A breakdown in trade negotiations between the U.S. and China has Apple, Inc (NASDAQ: AAPL) investors uneasy in the past few weeks. Apple shares have been resilient, bouncing back by 5% in the past month.

Apple certainly had the attention of some large options traders on Tuesday, who were making some big bets on where the iPhone maker is headed next.

The Trades

On Monday, Benzinga Pro subscribers received 22 option alerts related to unusually large Apple trades. Here are a handful of the biggest:

  • At 9:36 a.m., a trader bought 1,650 Apple put options with a $210 strike price expiring on Sept. 20 near the ask price at $5.651. The trade represented an $932,415 bearish bet.
  • At 9:52 a.m., a trader bought another 2,523 Apple put options with a $210 strike price expiring on Sept. 20 near the ask price at $5.763. The trade represented a $1.454 million bearish bet.
  • At 11:03 a.m., a trader bought 1,141 Apple call options with a $210 strike price expiring on Sept. 20 near the ask price at $8. The trade represented an $912,800 bullish bet.
  • At 12:10 a.m., a trader bought 1,278 Apple call options with a $210 strike price expiring on Sept. 20 near the ask price at $8. The trade represented an $1.02 million bullish bet.
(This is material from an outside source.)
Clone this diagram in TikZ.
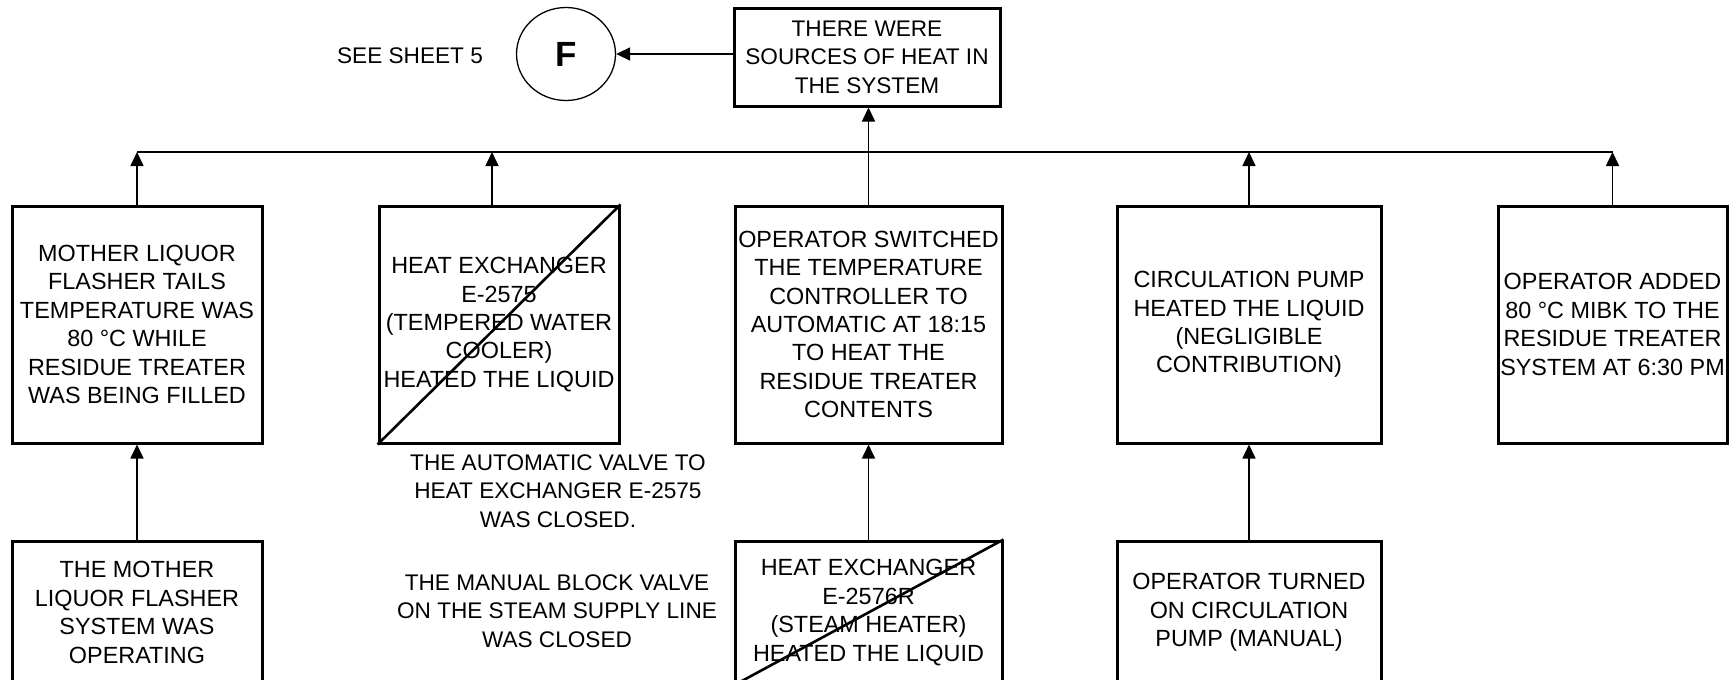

Of the 22 total large Apple option trades, 13 were either calls purchased at or near the ask or puts sold at or near the bid, trades typically considered bullish. The remaining nine trades were calls sold at or near the bid and puts purchased at or near the ask, trades typically considered bearish

Why It's Important

Even traders who stick exclusively to stocks often monitor option market activity closely for unusually large trades. Given the relative complexity of the options market, large options traders are typically considered to be more sophisticated than the average stock trader.

Many of these large options traders are wealthy individuals or institutions who may have unique information or theses related to the underlying stock.

Unfortunately, stock traders often use the options market to hedge against their larger stock positions, and there’s no surefire way to determine if an options trade is a standalone position or a hedge. In this case, given the large number of trades and the fact that many of them were extremely large for a retail investor, it’s likely at least some of the activity came from institutions and may be hedges on large Apple stock positions.

Bullish Catalysts Ahead?

Assuming the majority of the large trades on Tuesday were not hedges, there was more bullish activity than bearish, although it was far from a unanimous consensus. The bullish option traders may have high hopes for two recent headlines from the Apple camp.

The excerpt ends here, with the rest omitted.